There are two political areas that govern state guarantees within the European Union (EU). The first is the trade policy focusing on global competitive neutrality and the second is the competition policy focusing on competitive neutrality within the EU and non-subsidies.
Harmonised export policy
The EU member states coordinate their positions and prepare EU proposals and initiatives for negotiations in the OECD with respect to the Export Credit Arrangement. The EU member countries also coordinate with one another in negotiations with the WTO and the IWG.
This collaboration within the EU takes place in the Council Working Group on Export Credits. This working group also deliberates on harmonisation of officially supported export credits within the EU, which has resulted in the "Harmonisation Directive” – Council Directive 98/29/EC on harmonisation of the main provisions concerning export credit insurance for transactions with medium and long-term cover.

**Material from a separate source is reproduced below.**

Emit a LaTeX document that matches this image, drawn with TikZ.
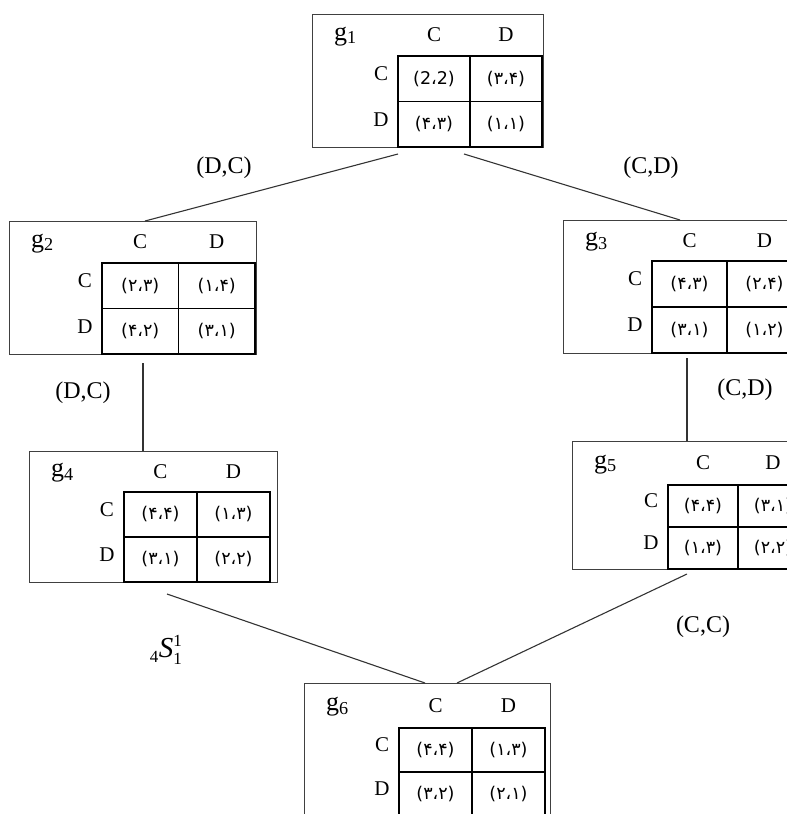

The Directive stipulates how export credit guarantees with a total risk period of at least two years are to be structured and how information is to be shared between EU countries. The aim is to create a level playing field for exporters in the EU.
Joint decisions by the Council of Ministers and the European Parliament incorporate the OECD's Export Credit Arrangement into EU legislation. This is specified by Regulation no 1233/2011 on the application of certain guidelines in the field of officially supported export credits and in the delegated regulations of the Commission based on the Regulation. The Regulation also stipulates annual reporting to the European Parliament on the operations of the export credit agencies.
Competition policy regulations
The EU has a general prohibition on official support which distorts or threatens to distort the competition to the extent that it impacts trade within the EU (Article 107 of the TFEU). This also applies to officially supported export credits. The European Commission has adopted regulations for this purpose.
Government agencies are not permitted to be active in the area covered by private insurance companies. This applies to transactions with a total risk period of less than two years in the EU and most OECD countries.
This is specified in the Communication from the Commission to the Member States on the application of Articles 107 and 108 of the Treaty on the Functioning of the European Union to short-term export-credit insurance (2012/C 392/01). The aim is to create a level playing field between private insurance companies and government export credit agencies.
Government guarantees that are not export credit guarantees
The European Commission seeks to eliminate prohibited state aid in the form of guarantees. This is specified in the Commission Notice on the application of Articles 87 and 88 of the EC Treaty to State aid in the form of guarantees 2008/C 155/02 and Correction 2008/c 2004/11. Export credit guarantees are not subject to these regulations, but the regulations are applicable to guarantees such as working capital credit guarantees.